Another, and perhaps still more important consideration, is that there is much less loss by evaporation when the wine is stored in large casks. The evaporation in a small barrel will be almost as great as in a cask three or four times the size, and to keep the small one full will require about the same amount of wine at each ulling, which must be performed nearly as often. There are two reasons for this: first, because the staves of small casks are thinner, and secondly, because in them a greater surface of wine is exposed to evaporation, according to the volume, than in the case of the larger vessel.
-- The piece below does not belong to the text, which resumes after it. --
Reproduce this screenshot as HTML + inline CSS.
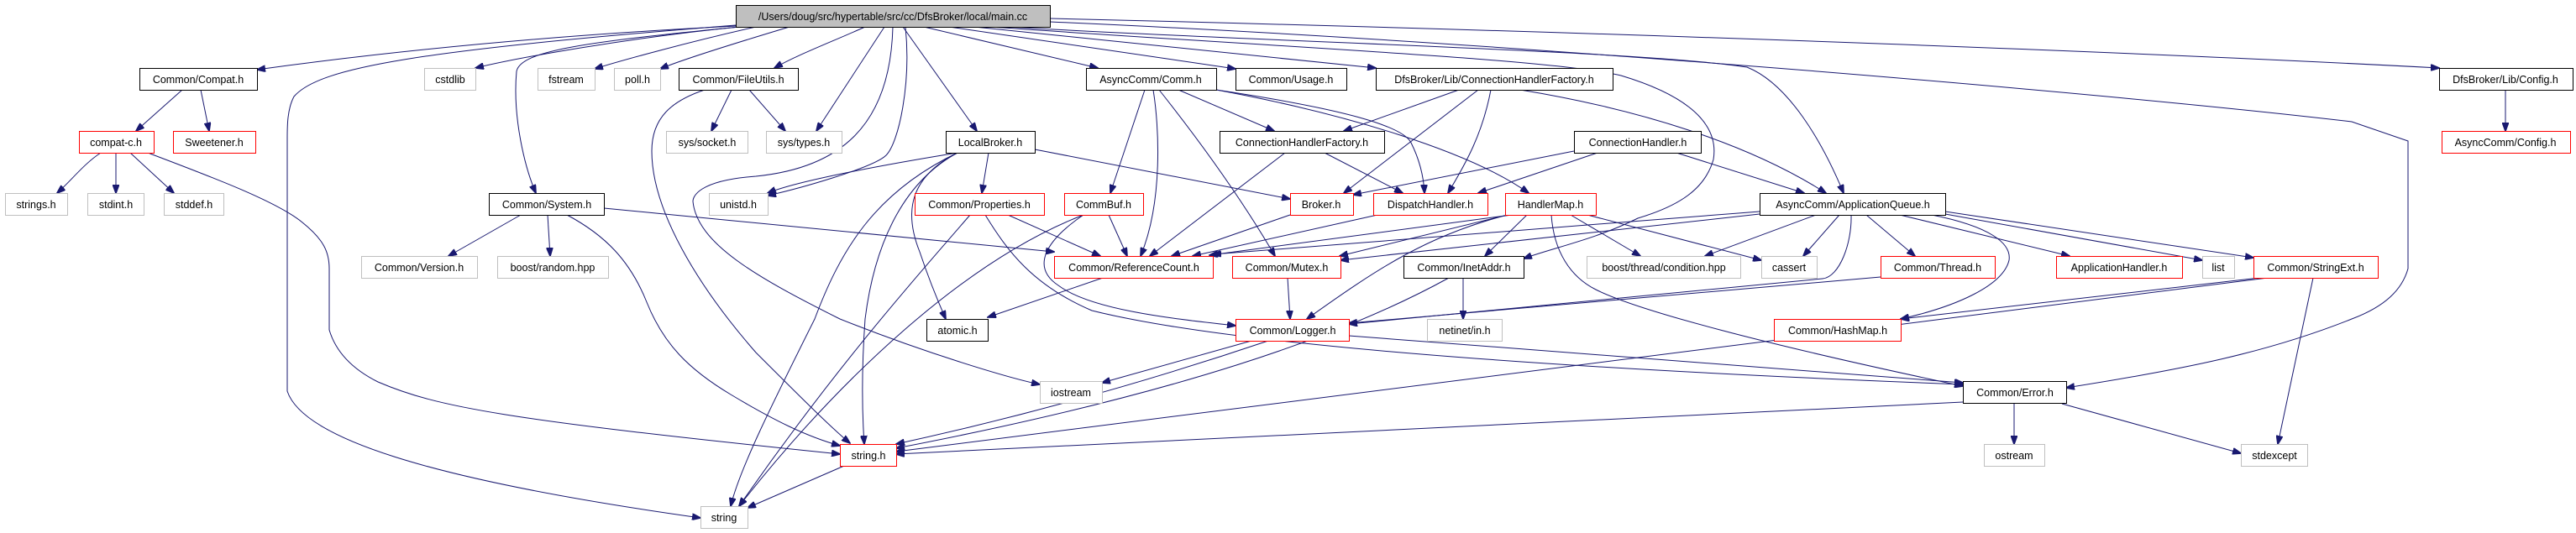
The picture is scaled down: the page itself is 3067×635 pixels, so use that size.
<!DOCTYPE html>
<html><head><meta charset="utf-8"><style>
html,body{margin:0;padding:0;background:#fff;}
svg{display:block;}
text{font-family:"Liberation Sans",Arial,sans-serif;font-size:12.5px;fill:#000;text-anchor:middle;}
.e{fill:none;stroke:#191970;stroke-width:1;}
.n{fill:#fff;stroke:#000;stroke-width:1;}
.g{fill:#fff;stroke:#bfbfbf;stroke-width:1;}
.r{fill:#fff;stroke:#ff0000;stroke-width:1;}
</style></head><body>
<svg width="3067" height="635" viewBox="0 0 3067 635" xmlns="http://www.w3.org/2000/svg">
<defs><marker id="a" markerWidth="11" markerHeight="8" refX="10" refY="4" orient="auto" markerUnits="userSpaceOnUse"><path d="M0,0 L11,4 L0,8 z" fill="#191970" stroke="#191970"/></marker></defs>
<g class="e" marker-end="url(#a)">
<path d="M876 31 C600 45 400 70 306 83"/>
<path d="M880 32 C750 45 620 68 566 81"/>
<path d="M900 32 C820 50 740 72 708 82"/>
<path d="M940 32 C880 50 810 72 786 82"/>
<path d="M880 32 C700 50 620 60 615 85 C610 140 625 200 638 230"/>
<path d="M876 30 C500 60 380 80 350 115 C342 130 342 150 342 165 L342 466 C360 520 500 570 834 617"/>
<path d="M1030 32 C990 50 950 65 922 81"/>
<path d="M1053 32 L972 156"/>
<path d="M1078 32 C1085 100 1070 170 1055 185 C1040 200 950 225 914 233"/>
<path d="M1063 32 C1060 150 1000 200 900 210 C830 215 825 235 825 240 C830 290 900 330 1000 380 C1100 420 1200 450 1238 458"/>
<path d="M1075 32 L1163 156"/>
<path d="M1100 32 L1307 81"/>
<path d="M1130 32 L1471 82"/>
<path d="M1160 32 L1638 81"/>
<path d="M1250 22 C2000 40 2600 65 2904 81"/>
<path d="M1250 26 C1800 50 2500 110 2800 145 L2867 168 L2867 320 C2860 345 2840 365 2800 380 C2700 420 2600 440 2460 462"/>
<path d="M1200 32 C1500 50 1950 60 2080 80 C2130 100 2170 170 2195 230"/>
<path d="M1180 32 C1500 55 1850 70 1930 90 C2030 120 2045 160 2040 190 C2030 225 2000 245 1950 260 C1900 285 1850 295 1814 308"/>
<path d="M217 107 L162 156"/>
<path d="M239 107 L249 156"/>
<path d="M120 182 C100 195 85 215 68 230"/>
<path d="M138 182 L138 230"/>
<path d="M155 182 L207 230"/>
<path d="M176 182 C250 210 330 240 360 265 C385 285 392 300 392 320 L392 393 C400 420 420 440 450 455 C520 485 600 500 1000 541"/>
<path d="M620 256 L534 305"/>
<path d="M652 256 L655 305"/>
<path d="M675 256 C720 280 750 310 770 360 C790 410 820 440 870 470 C920 500 960 520 1000 531"/>
<path d="M719 248 L1255 300"/>
<path d="M871 107 L847 156"/>
<path d="M892 107 L935 156"/>
<path d="M839 107 C800 120 776 140 776 180 C776 250 830 340 900 420 C950 470 990 510 1012 528"/>
<path d="M1140 182 C1060 195 950 215 914 230"/>
<path d="M1232 178 L1536 237"/>
<path d="M1177 182 L1169 230"/>
<path d="M1140 182 C1085 210 1075 250 1095 300 C1105 330 1115 355 1126 380"/>
<path d="M1140 182 C1070 220 1040 300 1030 380 C1025 450 1027 500 1029 529"/>
<path d="M1140 182 C1040 230 1000 300 970 380 C920 480 880 560 870 603"/>
<path d="M1155 256 C1100 320 1000 430 880 603"/>
<path d="M1200 256 L1310 305"/>
<path d="M1173 256 C1200 300 1230 340 1300 370 C1500 420 2000 445 2337 458"/>
<path d="M1320 256 L1342 305"/>
<path d="M1290 256 C1240 290 1230 320 1260 340 C1300 370 1400 380 1471 388"/>
<path d="M1290 256 C1150 310 1000 450 880 603"/>
<path d="M1363 107 L1322 230"/>
<path d="M1373 107 C1380 150 1385 240 1358 305"/>
<path d="M1380 107 C1430 170 1480 240 1518 305"/>
<path d="M1403 107 L1517 156"/>
<path d="M1448 107 C1600 130 1670 150 1680 170 C1690 190 1695 210 1696 230"/>
<path d="M1448 107 C1600 135 1750 180 1820 230"/>
<path d="M1737 107 L1600 156"/>
<path d="M1760 107 L1600 230"/>
<path d="M1775 107 C1765 160 1745 195 1724 230"/>
<path d="M1810 107 C1950 130 2080 170 2174 230"/>
<path d="M1530 182 L1369 305"/>
<path d="M1577 182 L1670 230"/>
<path d="M1874 180 L1611 232"/>
<path d="M1902 182 L1760 230"/>
<path d="M1996 182 L2148 230"/>
<path d="M1536 256 L1395 305"/>
<path d="M1640 256 L1420 305"/>
<path d="M1800 256 L1440 304"/>
<path d="M1795 256 L1595 305"/>
<path d="M1818 256 L1768 305"/>
<path d="M1795 256 C1700 280 1640 320 1556 380"/>
<path d="M1870 256 L1953 305"/>
<path d="M1890 256 L2097 310"/>
<path d="M1847 256 C1850 300 1870 330 1900 345 C1950 370 2100 410 2337 460"/>
<path d="M2095 252 L1444 303"/>
<path d="M2095 255 L1596 310"/>
<path d="M2162 256 L2030 305"/>
<path d="M2190 256 L2147 305"/>
<path d="M2204 256 C2205 290 2190 330 2170 332 L1606 386"/>
<path d="M2222 256 L2280 305"/>
<path d="M2300 256 C2370 270 2395 290 2392 310 C2385 340 2330 365 2263 380"/>
<path d="M2262 256 L2464 305"/>
<path d="M2316 255 L2622 310"/>
<path d="M2316 252 L2683 307"/>
<path d="M1742 331 L1742 380"/>
<path d="M1725 331 C1600 400 1400 470 1067 534"/>
<path d="M1533 331 L1536 380"/>
<path d="M1490 406 L1312 456"/>
<path d="M1510 406 C1350 460 1200 500 1067 529"/>
<path d="M1606 400 L2337 456"/>
<path d="M2239 330 L1606 385"/>
<path d="M2690 331 L2263 380"/>
<path d="M2700 331 C2400 370 2000 420 1067 538"/>
<path d="M2754 331 L2712 529"/>
<path d="M2337 479 L1067 541"/>
<path d="M2398 481 L2398 529"/>
<path d="M2455 481 L2668 540"/>
<path d="M1313 331 L1176 378"/>
<path d="M1005 555 L890 605"/>
<path d="M2983 107 L2983 156"/>
</g>
<g>
<rect x="876.5" y="6.5" width="374" height="26" fill="#bfbfbf" stroke="#000"/><text x="1063" y="24">/Users/doug/src/hypertable/src/cc/DfsBroker/local/main.cc</text>
<rect class="n" x="166.5" y="81.5" width="140" height="26"/><text x="236" y="99">Common/Compat.h</text>
<rect class="g" x="505.5" y="81.5" width="61" height="26"/><text x="536" y="99">cstdlib</text>
<rect class="g" x="640.5" y="81.5" width="68" height="26"/><text x="674" y="99">fstream</text>
<rect class="g" x="731.5" y="81.5" width="55" height="26"/><text x="759" y="99">poll.h</text>
<rect class="n" x="808.5" y="81.5" width="142" height="26"/><text x="879" y="99">Common/FileUtils.h</text>
<rect class="n" x="1293.5" y="81.5" width="155" height="26"/><text x="1370" y="99">AsyncComm/Comm.h</text>
<rect class="n" x="1471.5" y="81.5" width="132" height="26"/><text x="1537" y="99">Common/Usage.h</text>
<rect class="n" x="1638.5" y="81.5" width="282" height="26"/><text x="1779" y="99">DfsBroker/Lib/ConnectionHandlerFactory.h</text>
<rect class="n" x="2904.5" y="81.5" width="159" height="26"/><text x="2983" y="99">DfsBroker/Lib/Config.h</text>
<rect class="r" x="94.5" y="156.5" width="89" height="26"/><text x="138" y="174">compat-c.h</text>
<rect class="r" x="206.5" y="156.5" width="98" height="26"/><text x="255" y="174">Sweetener.h</text>
<rect class="g" x="793.5" y="156.5" width="97" height="26"/><text x="842" y="174">sys/socket.h</text>
<rect class="g" x="912.5" y="156.5" width="90" height="26"/><text x="957" y="174">sys/types.h</text>
<rect class="n" x="1126.5" y="156.5" width="106" height="26"/><text x="1179" y="174">LocalBroker.h</text>
<rect class="n" x="1452.5" y="156.5" width="196" height="26"/><text x="1550" y="174">ConnectionHandlerFactory.h</text>
<rect class="n" x="1874.5" y="156.5" width="151" height="26"/><text x="1950" y="174">ConnectionHandler.h</text>
<rect class="r" x="2907.5" y="156.5" width="153" height="26"/><text x="2983" y="174">AsyncComm/Config.h</text>
<rect class="g" x="6.5" y="230.5" width="74" height="26"/><text x="43" y="248">strings.h</text>
<rect class="g" x="104.5" y="230.5" width="67" height="26"/><text x="138" y="248">stdint.h</text>
<rect class="g" x="195.5" y="230.5" width="71" height="26"/><text x="231" y="248">stddef.h</text>
<rect class="n" x="582.5" y="230.5" width="137" height="26"/><text x="651" y="248">Common/System.h</text>
<rect class="g" x="844.5" y="230.5" width="70" height="26"/><text x="879" y="248">unistd.h</text>
<rect class="r" x="1089.5" y="230.5" width="154" height="26"/><text x="1166" y="248">Common/Properties.h</text>
<rect class="r" x="1267.5" y="230.5" width="94" height="26"/><text x="1314" y="248">CommBuf.h</text>
<rect class="r" x="1536.5" y="230.5" width="75" height="26"/><text x="1573" y="248">Broker.h</text>
<rect class="r" x="1635.5" y="230.5" width="136" height="26"/><text x="1703" y="248">DispatchHandler.h</text>
<rect class="r" x="1792.5" y="230.5" width="108" height="26"/><text x="1846" y="248">HandlerMap.h</text>
<rect class="n" x="2095.5" y="230.5" width="221" height="26"/><text x="2206" y="248">AsyncComm/ApplicationQueue.h</text>
<rect class="g" x="430.5" y="305.5" width="138" height="26"/><text x="499" y="323">Common/Version.h</text>
<rect class="g" x="592.5" y="305.5" width="132" height="26"/><text x="658" y="323">boost/random.hpp</text>
<rect class="r" x="1255.5" y="305.5" width="189" height="26"/><text x="1350" y="323">Common/ReferenceCount.h</text>
<rect class="r" x="1467.5" y="305.5" width="129" height="26"/><text x="1532" y="323">Common/Mutex.h</text>
<rect class="n" x="1671.5" y="305.5" width="143" height="26"/><text x="1743" y="323">Common/InetAddr.h</text>
<rect class="g" x="1889.5" y="305.5" width="183" height="26"/><text x="1981" y="323">boost/thread/condition.hpp</text>
<rect class="g" x="2097.5" y="305.5" width="66" height="26"/><text x="2130" y="323">cassert</text>
<rect class="r" x="2239.5" y="305.5" width="136" height="26"/><text x="2307" y="323">Common/Thread.h</text>
<rect class="r" x="2448.5" y="305.5" width="150" height="26"/><text x="2523" y="323">ApplicationHandler.h</text>
<rect class="g" x="2622.5" y="305.5" width="38" height="26"/><text x="2641" y="323">list</text>
<rect class="r" x="2683.5" y="305.5" width="148" height="26"/><text x="2757" y="323">Common/StringExt.h</text>
<rect class="n" x="1103.5" y="380.5" width="73" height="26"/><text x="1140" y="398">atomic.h</text>
<rect class="r" x="1471.5" y="380.5" width="135" height="26"/><text x="1539" y="398">Common/Logger.h</text>
<rect class="g" x="1699.5" y="380.5" width="89" height="26"/><text x="1744" y="398">netinet/in.h</text>
<rect class="r" x="2112.5" y="380.5" width="151" height="26"/><text x="2188" y="398">Common/HashMap.h</text>
<rect class="g" x="1238.5" y="454.5" width="74" height="26"/><text x="1275" y="472">iostream</text>
<rect class="n" x="2337.5" y="454.5" width="123" height="26"/><text x="2399" y="472">Common/Error.h</text>
<rect class="r" x="1000.5" y="529.5" width="67" height="26"/><text x="1034" y="547">string.h</text>
<rect class="g" x="2362.5" y="529.5" width="72" height="26"/><text x="2398" y="547">ostream</text>
<rect class="g" x="2668.5" y="529.5" width="79" height="26"/><text x="2708" y="547">stdexcept</text>
<rect class="g" x="834.5" y="603.5" width="56" height="26"/><text x="862" y="621">string</text>
</g>
</svg>
</body></html>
Guyot says, however, that the larger the receptacles, other conditions being equal, the more rapid the development of the wines, and the sooner they go through the periods of their life, and arrive at decrepitude. He says that the greater part of wines, especially light wines and white wines, cannot endure a long sojourn in tuns, vats, and cisterns. They go through the phases of their life with a rapidity fatal to their good qualities; nevertheless, this fact may be utilized to hasten the epoch when wine may be used or put upon the market; also to produce dry wines, to vinify sweet ones, and to age those of good body. If, therefore, his theory is well founded—and we know that fermentation once established is more active, if the mass is great—the intelligent man will act in this behalf as circumstances require. It would seem, however, that a large mass would be less affected by sudden changes of temperature, and therefore, better protected from their consequent ill effects.

And Boireau recommends that white wines be stored in tuns, when mature, as already mentioned. (See Aging.)